3. People buy on emotion but they are moved to action by logic. Consequently, learning to ask questions is probably the best skill any salesperson can learn. Open-ended, closed-ended, tie-down, inverted tie-down, etc.
4. Learning the difference between a question and an objection helps to close sales. Questions “gather” information and objections “disclose” information, often when we have not closed a sale it is because we did not uncover the real objection, many times because we were too busy “selling” than helping our prospect “buy”!
5. Understand the purpose of questions, if I ask a prospect a question and I answer the question, whose answer is it, mine right? And if I ask a prospect a question and they answer the question then whose answer is it, theirs right?
The benefit of open-ended questions
Now, do you believe a prospect is more likely to believe a salesperson’s answer or their own answer?
And if their answer “is” the solution then who are they more likely to believe?
An example: You are talking to a prospect and they have a limited benefit plan, say, “pays up to $800 for a brain scan.” (Just an example).
You could explain all the pitfalls and financial risks of “up to $800″; you could talk about the cost of tests and procedures and learn if they want that financial risk.
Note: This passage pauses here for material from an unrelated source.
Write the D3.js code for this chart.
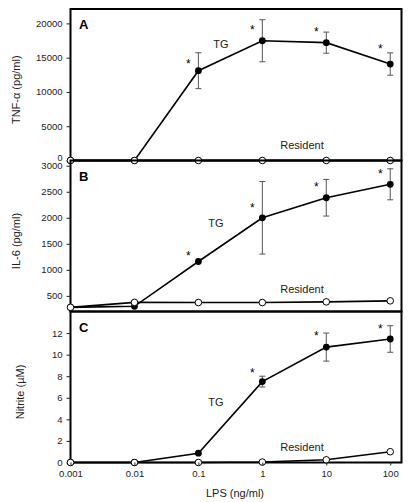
<!DOCTYPE html>
<html>
<head>
<meta charset="utf-8">
<script src="https://cdn.jsdelivr.net/npm/d3@7"></script>
<style>
  html, body { margin: 0; padding: 0; background: #fff; }
  svg { display: block; font-family: "Liberation Sans", Arial, Helvetica, sans-serif; }
</style>
</head>
<body>
<svg id="chart" width="410" height="502"></svg>
<script>
// ---------- data ----------
const doses = [0.001, 0.01, 0.1, 1, 10, 100];
const xTickLabels = ["0.001", "0.01", "0.1", "1", "10", "100"];

const tnfTG = [0, 0, 13100, 17470, 17190, 14070];
const tnfTGErr = [0, 0, 2620, 3070, 1540, 1630];
const tnfRes = [0, 0, 0, 0, 0, 0];
const tnfStars = [null, null, 14300, 19400, 19000, 16600];
const tnfTicks = [0, 5000, 10000, 15000, 20000];

const il6TG = [280, 300, 1160, 2000, 2385, 2643];
const il6TGErr = [0, 0, 0, 697, 352, 298];
const il6Res = [280, 375, 372, 372, 385, 405];
const il6Stars = [null, null, 1300, 2230, 2620, 2870];
const il6Ticks = [500, 1000, 1500, 2000, 2500, 3000];

const nitTG = [0, 0, 0.86, 7.5, 10.7, 11.45];
const nitTGErr = [0, 0, 0, 0.5, 1.3, 1.23];
const nitRes = [0, 0, 0, 0.04, 0.25, 1.0];
const nitStars = [null, null, null, 8.5, 11.9, 12.6];
const nitTicks = [0, 2, 4, 6, 8, 10, 12];

// ---------- layout ----------
const svg = d3.select("#chart");
const left = 70.5, right = 401.5;
const x = d3.scaleLog().domain([0.001, 150]).range([left, right]);

const panels = [
  { letter: "A", label: "TNF-\u03b1 (pg/ml)", top: 9, bottom: 160.5, domain: [0, 22100],
    ticks: tnfTicks, tg: tnfTG, err: tnfTGErr, res: tnfRes, stars: tnfStars,
    tgLabel: [221, 48], resLabel: [302, 149], labelX: 20 },
  { letter: "B", label: "IL-6 (pg/ml)", top: 160.5, bottom: 311.5, domain: [200, 3100],
    ticks: il6Ticks, tg: il6TG, err: il6TGErr, res: il6Res, stars: il6Stars,
    tgLabel: [216, 227], resLabel: [302, 293], labelX: 20 },
  { letter: "C", label: "Nitrite (\u00b5M)", top: 311.5, bottom: 462.5, domain: [0, 14],
    ticks: nitTicks, tg: nitTG, err: nitTGErr, res: nitRes, stars: nitStars,
    tgLabel: [216, 406], resLabel: [302, 451], labelX: 24 }
];

panels.forEach((p, pi) => {
  const y = d3.scaleLinear().domain(p.domain).range([p.bottom, p.top]);
  const g = svg.append("g");

  // frame
  g.append("rect")
    .attr("x", left).attr("y", p.top)
    .attr("width", right - left).attr("height", p.bottom - p.top)
    .attr("fill", "none").attr("stroke", "#000").attr("stroke-width", 2);

  // y axis
  const ya = g.append("g").attr("transform", `translate(${left},0)`)
    .call(d3.axisLeft(y).tickValues(p.ticks).tickSize(4).tickPadding(4)
      .tickFormat(d3.format("d")));
  ya.select(".domain").remove();
  ya.selectAll(".tick line").attr("stroke", "#222");
  ya.selectAll(".tick text").attr("fill", "#222")
    .style("font-size", "9.5px").style("font-family", "'Liberation Sans', Arial, sans-serif");
  if (pi === 0) {
    // the "0" of panel A sits just above the "3000" of panel B, as in the original
    ya.selectAll(".tick text").filter(d => d === 0)
      .attr("dy", "-0.05em").style("font-size", "9px");
  }

  // y label
  g.append("text")
    .attr("transform", `translate(${p.labelX},${(p.top + p.bottom) / 2 + 5}) rotate(-90)`)
    .attr("text-anchor", "middle")
    .style("font-size", "11px").attr("fill", "#222")
    .text(p.label);

  // panel letter
  g.append("text")
    .attr("x", 79).attr("y", p.top + 20)
    .style("font-size", "13px").style("font-weight", "bold")
    .text(p.letter);

  const line = d3.line().x((d, i) => x(doses[i])).y(d => y(d));

  // error bars
  const eb = g.append("g").attr("stroke", "#555").attr("stroke-width", 1);
  p.err.forEach((e, i) => {
    if (!e) return;
    const cx = x(doses[i]);
    const y1 = y(p.tg[i] + e), y2 = y(p.tg[i] - e);
    eb.append("line").attr("x1", cx).attr("x2", cx).attr("y1", y1).attr("y2", y2);
    eb.append("line").attr("x1", cx - 3).attr("x2", cx + 3).attr("y1", y1).attr("y2", y1);
    eb.append("line").attr("x1", cx - 3).attr("x2", cx + 3).attr("y1", y2).attr("y2", y2);
  });

  // TG line
  g.append("path").datum(p.tg).attr("d", line)
    .attr("fill", "none").attr("stroke", "#000").attr("stroke-width", 1.6);
  g.selectAll(".tg").data(p.tg).enter().append("circle")
    .attr("cx", (d, i) => x(doses[i])).attr("cy", d => y(d)).attr("r", 3.4)
    .attr("fill", "#000");

  // Resident line
  g.append("path").datum(p.res).attr("d", line)
    .attr("fill", "none").attr("stroke", "#000").attr("stroke-width", 1.6);
  g.selectAll(".res").data(p.res).enter().append("circle")
    .attr("cx", (d, i) => x(doses[i])).attr("cy", d => y(d)).attr("r", 3.3)
    .attr("fill", "#fff").attr("stroke", "#000").attr("stroke-width", 1);

  // stars
  p.stars.forEach((s, i) => {
    if (s === null) return;
    g.append("text")
      .attr("x", x(doses[i]) - 10).attr("y", y(s) + 6)
      .attr("text-anchor", "middle")
      .style("font-size", "12px")
      .text("*");
  });

  // series labels
  g.append("text").attr("x", p.tgLabel[0]).attr("y", p.tgLabel[1])
    .attr("text-anchor", "middle").style("font-size", "11px").attr("fill", "#222").text("TG");
  g.append("text").attr("x", p.resLabel[0]).attr("y", p.resLabel[1])
    .attr("text-anchor", "middle").style("font-size", "11px").attr("fill", "#222").text("Resident");

  // x axis on bottom panel
  if (pi === panels.length - 1) {
    const xa = g.append("g").attr("transform", `translate(0,${p.bottom})`)
      .call(d3.axisBottom(x).tickValues(doses).tickSize(3).tickPadding(5)
        .tickFormat((d, i) => xTickLabels[i]));
    xa.select(".domain").remove();
    xa.selectAll(".tick line").attr("stroke", "#222");
    xa.selectAll(".tick text").attr("fill", "#222")
      .style("font-size", "9.5px").style("font-family", "'Liberation Sans', Arial, sans-serif");
  }
});

svg.append("text")
  .attr("x", 235).attr("y", 497)
  .attr("text-anchor", "middle")
  .style("font-size", "11px").attr("fill", "#222")
  .text("LPS (ng/ml)");
</script>
</body>
</html>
Or, you could ask open-ended questions, then use tie-down questions so their answer becomes the “solution.”
Example: “Now, on your plan, when it says up to $800 dollars for a brain scan, what does “up to” mean to you?”
Then, let them answer, no matter how they frame the answer. Then follow up with another question…
Example: “…so when you say it pays up to $800 then if you had a procedure like this and the procedure was, say, $2,000 then how much would your plan pay?” (I know it seems silly and simple, they will do the math and answer the question, and this is how we will build credibility and confidence from the prospect.)
Now let them do the math, you’ll be tempted to provide the answer, however let them do the math.
Example: “Ok, then if your plan would pay $800 how much would you have to pay out of your pocket?”
Again, let them answer..”$1,200 dollars…”
Now the salesperson responds with a tie-down question that then becomes the solution…
Example: “So, is that what you were expecting to pay?” This has to come across sincere and matter of fact.
Regardless of how they answer (the 80% rule, the way 80% of how people buy) when they say no, or they didn’t realize, etc, don’t explain or sell, like you will “feel” like doing, rather use another tie-down to do the assumptive close…
Example: “Then on any new plan you design today you’d be expecting this to be covered?”
When they say yes…
Example: “So, on a new plan you’d want the insurance company to pay all of this, is that correct?” You say this as you write take down notes.
While we can explain this process, we can even demonstrate it. But, until a new salesperson actually works through this process with a prospect, they won’t learn how to do it or commit it to memory. And, to make the process work, they will hve to meet with client after client until it becomes an integrated part of their sales personality.
The law of large numbers is the best learning ground. There is not a shortcut or some “natural” skill salespeople will have that they can shortcut the sales process.
Anyway, just my thoughts. I could be wrong, then again, I realize I was wrong, once.